Pikiranku melayang ke sekitar tahun 2005, mungkin di bulan September atau Nopember, ah... betapa cepat lupanya aku.
Saat itu adalah hari Rabu, dan seperti biasanya, pada hari Rabu malam diadakan Doa Pengerja di Menara Gracia. Aku memang aktivis di gereja tempat aku dan keluargaku beribadah. Aku terlibat di pelayanan Multimedia.
Segera aku kemasi laptopku di atas meja. Aku gulung kabel power, kabel data, dan segala perlengkapan komputer. Semua kumasukkan ke dalam tas ranselku, yang memang didesain untuk penyimpanan laptop.
Setengah berlari, aku menuju ke lift. Terasa sekali nafasku sangat berat. Langkahku pun sangat berat, dengan menyandang tas ransel berisi laptop dan segala perlengkapannya. Capek yang luar biasa sangat aku rasakan. Padahal, aku hanya berlari kecil.
Sebenarnya hari itu aku merasa kurang fit. Tidak hanya hari itu, tapi hari – hari sebelumnya sangat aku rasakan, seperti tubuh ini kurang energi. Berjalan atau naik tangga saja, sudah cukup melelahkan sekali. Nafasku tersengal-sengal dan berat. Aku menyalahkan diri sendiri, kenapa tidak memiliki waktu yang cukup untuk berolah-raga. Padahal aku sebenarnya senang berolah-raga. Badanku, pada waktu usia menjelang 20, dan pada umur 20-an bisa dibilang cukup atletis. Pada masa SMA dulu, sempat menjuarai Taekwondo di lingkungan sekolah.
Setelah sampai di parkiran motor, aku mencari motorku. Dan segera ku bawa ke arah Kuningan tempat Menara Gracia berada. Sore menjelang malam tersebut, seperti hari-hari kerja lainnya, jalanan cukup padat. Tanpa kesulitan, aku jalan di antara mobil-mobil tersebut. Secara fisik, rasa lelah ini sangat mempengaruhi konsentrasiku mengendara. Ingin rasanya aku berhenti sebentar di trotoar jalan, dan merebahkan badan barang sejenak untuk menghilangkan kantuk.

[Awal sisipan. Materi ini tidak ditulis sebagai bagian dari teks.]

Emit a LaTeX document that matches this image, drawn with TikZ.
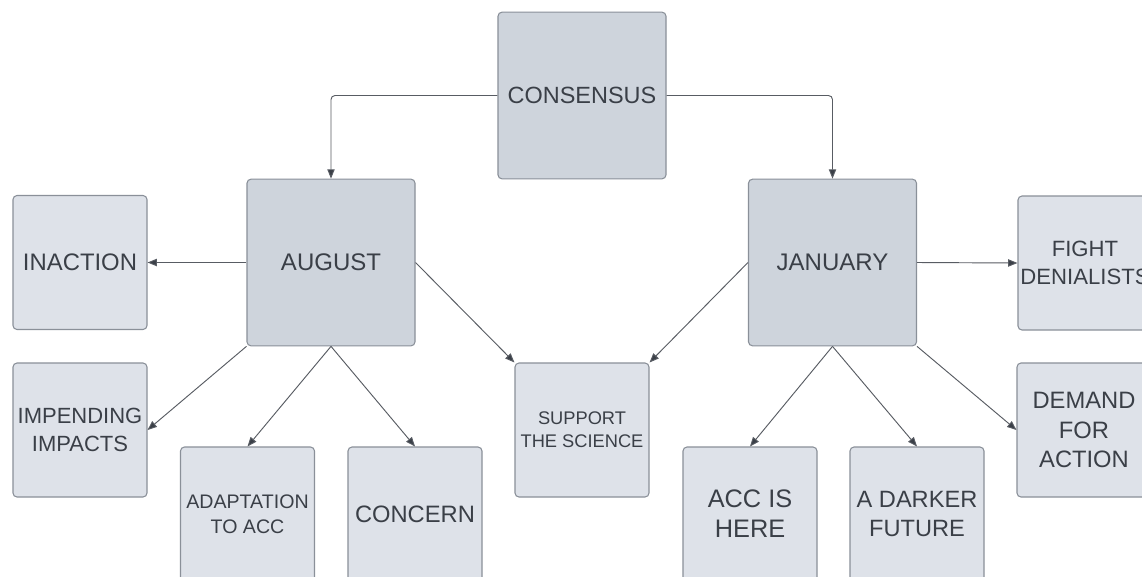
\documentclass[tikz,border=0pt]{standalone}
\usepackage{fontspec}
\setmainfont{Liberation Sans}
\usetikzlibrary{arrows.meta}
\definecolor{darkfill}{RGB}{206,212,220}
\definecolor{lightfill}{RGB}{222,226,233}
\definecolor{boxline}{RGB}{138,144,153}
\definecolor{txt}{RGB}{58,63,71}
\definecolor{conn}{RGB}{88,92,99}
\tikzset{
  box/.style={draw=boxline, line width=0.8pt, rounded corners=3pt, text=txt, align=center, inner sep=0pt},
  bigbox/.style={box, fill=darkfill, minimum width=126pt, minimum height=125pt},
  smallbox/.style={box, fill=lightfill, minimum width=100.5pt, minimum height=100.5pt},
  arr/.style={draw=conn, line width=0.7pt, -{Triangle[length=7pt,width=5.5pt,fill=txt]}},
}
\newcommand{\fs}[1]{\fontsize{#1}{#1*1.25}\selectfont}
\begin{document}
\begin{tikzpicture}[x=0.75pt,y=-0.75pt]
\useasboundingbox (0,0) rectangle (1142,576);
\fill[white] (0,0) rectangle (1142,576);
\begin{scope}
\clip (0,0) rectangle (1142,576);
\node[bigbox, font=\fontsize{17.6}{22}\selectfont] (cons) at (582,95.5) {CONSENSUS};
\node[bigbox, font=\fontsize{18}{22}\selectfont] (aug) at (331,262.5) {AUGUST};
\node[bigbox, font=\fontsize{18}{22}\selectfont] (jan) at (832.5,262.5) {JANUARY};
\node[smallbox, font=\fontsize{17.9}{22}\selectfont] (inact) at (80,262.5) {INACTION};
\node[smallbox, font=\fontsize{16.6}{21}\selectfont] (fight) at (1085,263) {FIGHT\\DENIALISTS};
\node[smallbox, font=\fontsize{16.5}{21}\selectfont] (imp) at (80,430) {IMPENDING\\IMPACTS};
\node[smallbox, font=\fontsize{14.7}{19}\selectfont] (adapt) at (247.5,514) {ADAPTATION\\TO ACC};
\node[smallbox, font=\fontsize{17.8}{22}\selectfont] (conc) at (415,514) {CONCERN};
\node[smallbox, font=\fontsize{13.7}{17.5}\selectfont] (supp) at (582,430) {SUPPORT\\THE SCIENCE};
\node[smallbox, font=\fontsize{19}{22.5}\selectfont] (accis) at (750,514) {ACC IS\\HERE};
\node[smallbox, font=\fontsize{17.7}{22}\selectfont] (dark) at (917,514) {A DARKER\\FUTURE};
\node[smallbox, font=\fontsize{17.8}{22}\selectfont] (dem) at (1084,430) {DEMAND\\FOR\\ACTION};

\draw[arr, rounded corners=3pt] (cons.west) -| (aug.north);
\draw[arr, rounded corners=3pt] (cons.east) -| (jan.north);
\draw[arr] (aug.west) -- (inact.east);
\draw[arr] (aug.south west) -- (imp.east);
\draw[arr] (aug.south) -- (adapt.north);
\draw[arr] (aug.south) -- (conc.north);
\draw[arr] (aug.east) -- (supp.north west);
\draw[arr] (jan.west) -- (supp.north east);
\draw[arr] (jan.east) -- (fight.west);
\draw[arr] (jan.south) -- (accis.north);
\draw[arr] (jan.south) -- (dark.north);
\draw[arr] (jan.south east) -- (dem.west);
\end{scope}
\end{tikzpicture}
\end{document}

Perjalanan masih panjang, dan malam hari telah menyambang. Semua kendaraan telah menyalakan lampu malam. Di pertengahan jalan menuju Kuningan, aku benar-benar ingin tidur. Sedetik dua detik, mataku tertutup. Padahal motor masih melaju. Aku mengandalkan instingku dengan mengikuti kendaraan di depan melalui lampu malam. Kejadian tersebut berulang kali terjadi. Untuk menghindari kantuk, aku buka kaca helm. Terpaan angin yang keras bercampur debu, tidak juga membuat ku terjaga. Ingin rasanya aku pulang. Tapi aku telah membulatkan tekadku untuk tetap hadir di Rumah Doa. Secara akal, aku benar-benar mengandalkan instingku dalam berjalan.
Tetapi kini, setelah beberapa tahun berlalu, dan kembali kurenungkan apa yang telah aku alami, aku sungguh-sungguh sangat percaya bahwa Tuhan Yesus telah mengirimkan malaikat penjagaNya untuk mengawal perjalananku.
Akhirnya, aku tiba di Menara Gracia sekitar jam setengah delapan malam. Sudah banyak pengerja hadir di sana.
Kalau bukan karena Kasih Tuhan, mana bisa aku bisa selamat sampai di Gracia!